Ora, o que se está a discutir é se o Estado passará a permitir que pessoas negras possam andar na rua sem se preocupar, depois que "o fato de restringir-se a prova oral a depoimentos de autoridades policiais e seus agentes não desautoriza a condenação" (Súmula 70 TJ-RJ).

Quem perfila racialmente faz uma pesca probatória racial baseada na convicção racista de que aquela pessoa negra porta alguma arma, droga ou instrumento de crime em razão da sua cor. Repito: o que o Estado está a fazer é tentar dar uma dupla tranquilidade às pessoas negras: de que não serão abordadas em razão de perfilhamento racial e que o Estado não mais legitimará provas oriundas de fishing expedition racial.

Sugestão de tese: perfilhamento racial é fishing expedition racial fundada na busca pessoal em razão da raça desprovida de fundada suspeita.


[2] TJSP. Habeas Corpus: HC 0073.182-68.2013.8.2600. Rel. Des. Alberto Leme Cavalheiro. Julgado em: 16.07.2013, publicado em 13.08.2013. Disponível em: http://esaj.tjsp.jus.br/cjsg/get.Arquivo.do?cdAcordao=6924983&cdForo=0. Acesso em 20 de Junho de 2018.

[3] SILVA, Viviani Ghizoni da; SILVA, Philipe Benoni Melo e; ROSA, Alexandre Morais da. Fishing Expedition e Encontro Fortuito na Busca e na Apreensão: um dilema oculto no processo penal. Florianópolis: Emais, 2019.

[4] MOREIRA, Adilson José. Tratado de Direito Antidiscriminatório.
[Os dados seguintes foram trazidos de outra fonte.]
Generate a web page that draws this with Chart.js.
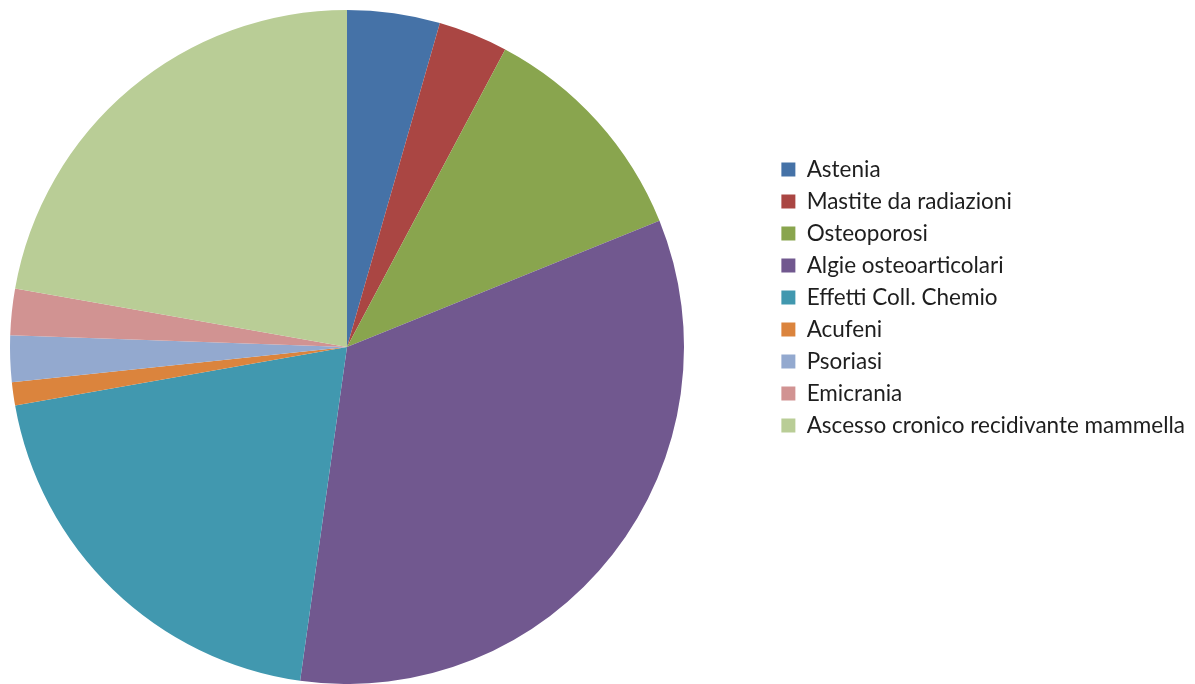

São Paulo: Editora Contracorrente, 2020 e DAVIS, Angela. Mulheres, raça e classe. Tradução: Heci Regina Candiani (1ª Ed.). São. Paulo: Boitempo, 2016, 248 pp. ISBN.

[5] MORAIS DA ROSA, Alexandre. https://www.conjur.com.br/2021-jul-02/limite-penal-pratica-fishing-expedition-processo-penal. Acesso em: 14 de março de 2023.

[7] ALMEIDA, S. Racismo estrutural. São Paulo: Pólen, 2019.